また、裁判者で各貸金業者と話し合いをおこなうため、複数の貸金業者を整理する場合は、何度も裁判所に足を運ばなければなりません。土日祝日は裁判所が開廷していないので平日に仕事を休んで出頭する必要があります。

手続きにかかる費用

特定調停の最大のメリットといえるのは、手続きの費用が格段に安いことでしょう。もともと特定調停は、弁護士費用を準備できない債務者のために設けられた制度のため、貸金業者1社につき500円となっており、郵便切手代などの必要経費を入れても、1社あたり1000円程度で手続きが可能です。
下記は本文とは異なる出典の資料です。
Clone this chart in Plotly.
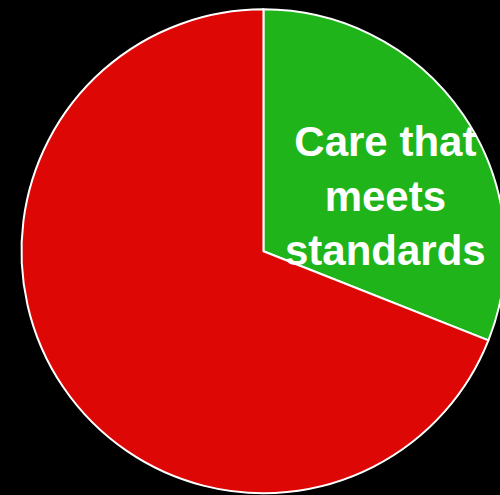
import plotly.graph_objects as go

labels = ["Care that meets standards", "Care that does not meet standards"]
values = [31, 69]
colors = ["#1fb51a", "#dd0806"]
label_text = "Care that<br>meets<br>standards"

W, H = 527, 503

fig = go.Figure(go.Pie(
    labels=labels,
    values=values,
    sort=False,
    direction="clockwise",
    rotation=0,
    marker=dict(colors=colors, line=dict(color="white", width=2)),
    textinfo="none",
    hoverinfo="label+percent",
    domain=dict(x=[0.0408, 0.959], y=[0.0193, 0.9815]),
    showlegend=False,
))

fig.add_annotation(
    text=label_text,
    x=385 / W, y=1 - 196 / H,
    xref="paper", yref="paper",
    xanchor="center", yanchor="middle",
    showarrow=False,
    font=dict(family="Liberation Sans, Arial, sans-serif", size=42, color="white", weight="bold"),
)

fig.update_layout(
    width=W, height=H,
    margin=dict(l=0, r=0, t=0, b=0),
    paper_bgcolor="black",
    plot_bgcolor="black",
    autosize=False,
)

fig.write_html(
    "out.html",
    config={"displayModeBar": False},
    post_script="document.body.style.margin='0';document.body.style.overflow='hidden';document.body.style.background='black';",
)
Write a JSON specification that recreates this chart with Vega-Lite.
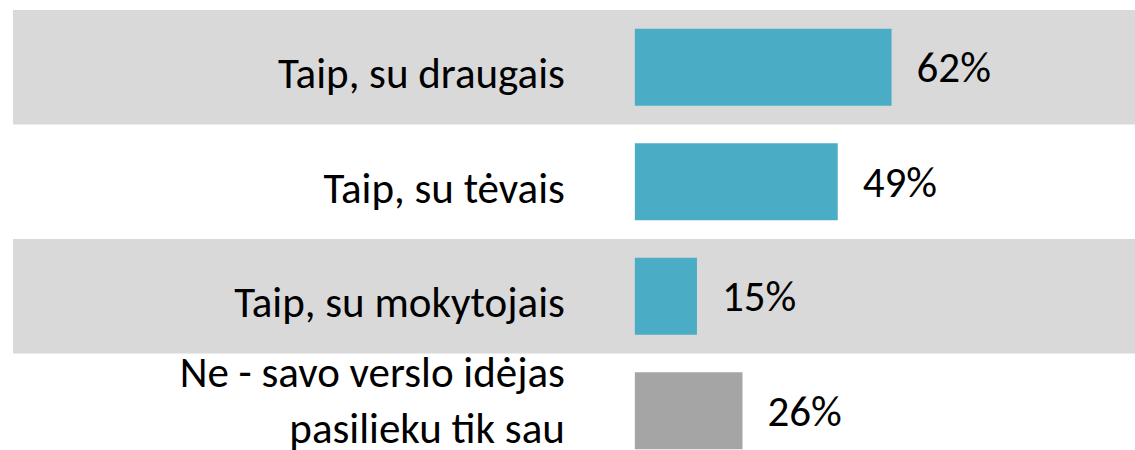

任意整理の場合、全ての手続きを弁護士に委任することになるため、1社あたりの着手金は2万円~3万円が相場となっています。

特定調停で注意すべき点

特定調停後の滞納は財産を差押えされる

特定調停が成立すると、「調停調書」という書面が作成されます。これには、話し合いで決定した返済計画に沿って返済が実行できない場合は、「強制執行をする」という規約が書かれています。

そのため、特定調停後に返済が滞った場合は、給与などの財産を差し押さえられてしまいます。

遅延損害金が増える場合がある

任意整理の和解契約では、将来利息や遅延損害金は原則カットされますが、特定調停の場合、遅延損害金が増える場合があります。

特定調停の手続きをしている間は借金の返済が止まっているため、貸金業者は遅延損害金(経過利息)を加算し、借金額が増える可能性があります。

まとめ

【任意整理と特定調停の違い】

  • ①特定調停は債務者が自分で手続きをおこなう。(時間と手間がかかる)
  • ②特定調停の方が手続き費用は安い。
  • ③任意整理の方が貸金業者からの取り立てが早く止まる。
  • ④特定調停では借金額を超える過払い金の返還請求ができない。
  • ⑤特定調停後の滞納で財産を差し押さえられる。

特定調停と任意整理はよく似た方法ですが、メリット・デメリットは異なります。

借金の解決に手間や時間をかけたくない場合や多額の過払い金が予測される場合は任意整理の選択をおすすめします。煩雑で厳格な書類の作成や準備が可能で費用を抑えたい場合は特定調停を選択することになります。

費用は別途必要になりますが、専門家に書類の作成だけ依頼することも可能です。